Plotting code records:
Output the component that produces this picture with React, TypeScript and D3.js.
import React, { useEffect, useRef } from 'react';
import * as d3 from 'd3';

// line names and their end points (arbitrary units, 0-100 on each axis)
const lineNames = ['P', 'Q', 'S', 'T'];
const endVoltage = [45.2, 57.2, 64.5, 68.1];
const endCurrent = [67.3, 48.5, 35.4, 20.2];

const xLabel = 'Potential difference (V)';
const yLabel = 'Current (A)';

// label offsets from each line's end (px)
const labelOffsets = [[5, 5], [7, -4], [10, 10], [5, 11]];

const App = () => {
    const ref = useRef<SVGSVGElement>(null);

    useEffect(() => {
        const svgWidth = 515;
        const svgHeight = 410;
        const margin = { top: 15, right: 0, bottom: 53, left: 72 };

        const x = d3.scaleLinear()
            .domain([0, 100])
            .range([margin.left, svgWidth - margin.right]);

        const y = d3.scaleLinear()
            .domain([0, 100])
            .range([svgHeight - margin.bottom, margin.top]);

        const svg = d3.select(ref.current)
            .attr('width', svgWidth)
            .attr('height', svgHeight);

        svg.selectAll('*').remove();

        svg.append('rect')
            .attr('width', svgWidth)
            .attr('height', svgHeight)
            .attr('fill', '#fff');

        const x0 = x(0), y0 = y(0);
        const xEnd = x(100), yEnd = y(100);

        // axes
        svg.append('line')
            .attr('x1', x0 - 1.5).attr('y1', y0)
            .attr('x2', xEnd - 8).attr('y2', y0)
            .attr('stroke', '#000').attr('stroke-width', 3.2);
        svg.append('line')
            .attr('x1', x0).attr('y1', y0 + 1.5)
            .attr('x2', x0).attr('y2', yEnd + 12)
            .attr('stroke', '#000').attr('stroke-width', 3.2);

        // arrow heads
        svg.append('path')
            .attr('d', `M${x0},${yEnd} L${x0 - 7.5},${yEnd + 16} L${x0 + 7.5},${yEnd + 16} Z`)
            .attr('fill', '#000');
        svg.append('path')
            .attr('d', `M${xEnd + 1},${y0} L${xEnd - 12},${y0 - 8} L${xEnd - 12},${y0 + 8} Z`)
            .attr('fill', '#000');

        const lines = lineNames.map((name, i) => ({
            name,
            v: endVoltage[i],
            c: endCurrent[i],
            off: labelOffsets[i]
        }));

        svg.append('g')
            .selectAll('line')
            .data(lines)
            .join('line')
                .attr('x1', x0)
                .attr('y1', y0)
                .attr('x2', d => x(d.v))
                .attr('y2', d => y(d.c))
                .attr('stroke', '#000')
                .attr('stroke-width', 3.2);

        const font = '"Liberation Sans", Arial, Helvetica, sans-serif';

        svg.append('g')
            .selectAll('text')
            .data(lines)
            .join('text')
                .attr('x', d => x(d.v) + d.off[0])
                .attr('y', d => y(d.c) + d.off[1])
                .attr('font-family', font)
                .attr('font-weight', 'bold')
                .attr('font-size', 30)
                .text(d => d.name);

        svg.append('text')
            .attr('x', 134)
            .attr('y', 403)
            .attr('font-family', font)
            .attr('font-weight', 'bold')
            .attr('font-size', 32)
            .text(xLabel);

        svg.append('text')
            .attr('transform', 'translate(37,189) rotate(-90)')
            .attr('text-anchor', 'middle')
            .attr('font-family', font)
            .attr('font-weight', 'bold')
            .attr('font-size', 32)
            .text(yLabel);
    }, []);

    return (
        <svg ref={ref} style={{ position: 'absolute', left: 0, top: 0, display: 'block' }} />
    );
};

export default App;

==

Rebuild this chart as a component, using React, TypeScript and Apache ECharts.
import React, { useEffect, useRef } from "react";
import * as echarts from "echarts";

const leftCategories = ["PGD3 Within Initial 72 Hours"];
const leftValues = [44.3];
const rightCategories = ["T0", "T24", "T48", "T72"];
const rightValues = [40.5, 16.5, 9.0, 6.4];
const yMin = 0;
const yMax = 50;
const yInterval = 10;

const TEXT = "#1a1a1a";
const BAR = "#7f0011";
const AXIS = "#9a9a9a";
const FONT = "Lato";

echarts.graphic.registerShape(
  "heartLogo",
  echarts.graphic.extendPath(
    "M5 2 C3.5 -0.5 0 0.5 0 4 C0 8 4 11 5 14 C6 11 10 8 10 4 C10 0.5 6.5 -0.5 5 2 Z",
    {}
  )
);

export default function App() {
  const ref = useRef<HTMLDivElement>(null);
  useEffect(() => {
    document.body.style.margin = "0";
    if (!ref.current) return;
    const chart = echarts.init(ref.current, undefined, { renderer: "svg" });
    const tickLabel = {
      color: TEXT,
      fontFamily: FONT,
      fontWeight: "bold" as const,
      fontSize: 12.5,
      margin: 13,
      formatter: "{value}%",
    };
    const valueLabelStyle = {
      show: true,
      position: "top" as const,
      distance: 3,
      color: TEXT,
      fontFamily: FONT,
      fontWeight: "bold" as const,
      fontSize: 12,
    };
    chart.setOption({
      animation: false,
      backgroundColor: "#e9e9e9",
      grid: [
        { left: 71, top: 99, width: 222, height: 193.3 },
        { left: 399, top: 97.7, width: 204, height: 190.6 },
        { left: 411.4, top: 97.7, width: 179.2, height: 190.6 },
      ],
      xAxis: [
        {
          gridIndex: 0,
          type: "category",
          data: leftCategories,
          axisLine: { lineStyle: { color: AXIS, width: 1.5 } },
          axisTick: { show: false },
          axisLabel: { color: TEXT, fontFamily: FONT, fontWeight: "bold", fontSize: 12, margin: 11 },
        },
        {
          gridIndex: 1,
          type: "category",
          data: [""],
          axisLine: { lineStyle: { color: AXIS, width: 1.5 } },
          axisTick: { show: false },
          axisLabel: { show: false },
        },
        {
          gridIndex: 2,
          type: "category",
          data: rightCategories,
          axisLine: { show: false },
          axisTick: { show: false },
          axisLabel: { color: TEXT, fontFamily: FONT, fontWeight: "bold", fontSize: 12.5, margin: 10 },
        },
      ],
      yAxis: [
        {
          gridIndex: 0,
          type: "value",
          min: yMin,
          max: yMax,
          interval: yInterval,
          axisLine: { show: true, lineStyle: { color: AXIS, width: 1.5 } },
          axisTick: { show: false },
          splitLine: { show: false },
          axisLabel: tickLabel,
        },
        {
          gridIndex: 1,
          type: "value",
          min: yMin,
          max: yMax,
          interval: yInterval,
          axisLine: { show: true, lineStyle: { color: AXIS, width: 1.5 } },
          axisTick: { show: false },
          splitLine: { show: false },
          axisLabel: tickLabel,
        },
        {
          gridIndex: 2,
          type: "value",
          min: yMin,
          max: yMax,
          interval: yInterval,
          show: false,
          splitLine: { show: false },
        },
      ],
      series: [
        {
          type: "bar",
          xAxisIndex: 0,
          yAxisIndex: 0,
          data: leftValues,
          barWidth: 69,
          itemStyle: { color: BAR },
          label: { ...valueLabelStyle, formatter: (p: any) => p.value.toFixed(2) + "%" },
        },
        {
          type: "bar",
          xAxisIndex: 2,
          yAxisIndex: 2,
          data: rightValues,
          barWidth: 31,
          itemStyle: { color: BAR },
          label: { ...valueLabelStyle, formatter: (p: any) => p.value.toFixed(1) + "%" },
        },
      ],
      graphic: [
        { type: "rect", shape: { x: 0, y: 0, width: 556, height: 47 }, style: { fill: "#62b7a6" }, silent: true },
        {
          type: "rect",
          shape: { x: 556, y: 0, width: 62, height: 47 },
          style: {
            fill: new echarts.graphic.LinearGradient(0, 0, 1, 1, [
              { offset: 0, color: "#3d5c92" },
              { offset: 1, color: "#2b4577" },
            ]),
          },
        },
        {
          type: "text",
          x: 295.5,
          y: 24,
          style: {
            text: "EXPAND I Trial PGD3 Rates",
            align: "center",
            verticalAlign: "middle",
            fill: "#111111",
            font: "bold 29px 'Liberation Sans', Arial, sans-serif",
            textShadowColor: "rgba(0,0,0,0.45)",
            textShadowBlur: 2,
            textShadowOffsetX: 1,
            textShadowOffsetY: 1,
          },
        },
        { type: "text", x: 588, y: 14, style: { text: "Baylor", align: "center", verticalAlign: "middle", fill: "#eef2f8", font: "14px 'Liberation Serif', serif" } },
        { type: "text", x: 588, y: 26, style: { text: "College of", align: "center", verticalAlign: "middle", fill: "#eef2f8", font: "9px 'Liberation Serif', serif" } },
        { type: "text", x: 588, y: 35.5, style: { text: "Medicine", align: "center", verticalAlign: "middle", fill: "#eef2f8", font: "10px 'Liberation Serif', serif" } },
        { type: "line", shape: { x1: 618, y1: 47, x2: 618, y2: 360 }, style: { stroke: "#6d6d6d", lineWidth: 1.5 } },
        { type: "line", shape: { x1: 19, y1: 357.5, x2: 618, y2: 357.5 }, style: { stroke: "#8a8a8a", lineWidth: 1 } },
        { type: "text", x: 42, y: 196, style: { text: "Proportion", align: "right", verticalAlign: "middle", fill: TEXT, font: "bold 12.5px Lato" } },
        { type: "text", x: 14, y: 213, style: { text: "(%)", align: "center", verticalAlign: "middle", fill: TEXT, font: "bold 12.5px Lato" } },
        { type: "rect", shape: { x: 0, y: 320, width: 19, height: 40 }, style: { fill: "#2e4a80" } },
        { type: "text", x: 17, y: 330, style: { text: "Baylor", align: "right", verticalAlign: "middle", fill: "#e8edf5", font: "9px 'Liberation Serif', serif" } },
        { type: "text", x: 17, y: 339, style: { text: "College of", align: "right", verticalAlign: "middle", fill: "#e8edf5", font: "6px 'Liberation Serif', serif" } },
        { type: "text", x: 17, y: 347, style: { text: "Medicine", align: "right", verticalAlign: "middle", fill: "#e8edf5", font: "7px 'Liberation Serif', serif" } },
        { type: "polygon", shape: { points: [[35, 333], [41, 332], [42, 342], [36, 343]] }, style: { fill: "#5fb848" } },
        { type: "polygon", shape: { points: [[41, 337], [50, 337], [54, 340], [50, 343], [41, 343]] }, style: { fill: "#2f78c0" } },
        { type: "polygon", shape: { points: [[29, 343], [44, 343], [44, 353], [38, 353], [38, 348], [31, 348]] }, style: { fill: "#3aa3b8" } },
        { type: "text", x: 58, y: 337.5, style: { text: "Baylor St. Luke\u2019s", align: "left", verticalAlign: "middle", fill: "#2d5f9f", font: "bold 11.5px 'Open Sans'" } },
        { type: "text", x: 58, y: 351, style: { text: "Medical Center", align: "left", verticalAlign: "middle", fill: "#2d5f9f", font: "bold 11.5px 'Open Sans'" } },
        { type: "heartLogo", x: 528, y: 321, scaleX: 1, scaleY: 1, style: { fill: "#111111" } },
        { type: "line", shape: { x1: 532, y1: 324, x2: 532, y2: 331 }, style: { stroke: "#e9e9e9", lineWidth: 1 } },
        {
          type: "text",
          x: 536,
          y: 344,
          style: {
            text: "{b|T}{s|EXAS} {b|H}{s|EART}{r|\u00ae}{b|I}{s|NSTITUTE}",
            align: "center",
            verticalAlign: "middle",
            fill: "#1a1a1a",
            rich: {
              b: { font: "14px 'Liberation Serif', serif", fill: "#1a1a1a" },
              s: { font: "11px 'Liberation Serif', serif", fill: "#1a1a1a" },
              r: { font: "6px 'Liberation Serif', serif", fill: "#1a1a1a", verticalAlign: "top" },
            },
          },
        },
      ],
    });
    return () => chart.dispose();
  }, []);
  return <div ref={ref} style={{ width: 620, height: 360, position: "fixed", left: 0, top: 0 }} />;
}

* EXERCISE AIM
Retype the records above, but only those lines that fall between the line containing "Output the component" and the line containing "import * as d3 from 'd3';", with both of those lines included, exactly as written.

* ANSWER FOR THE TASK
Output the component that produces this picture with React, TypeScript and D3.js.
import React, { useEffect, useRef } from 'react';
import * as d3 from 'd3';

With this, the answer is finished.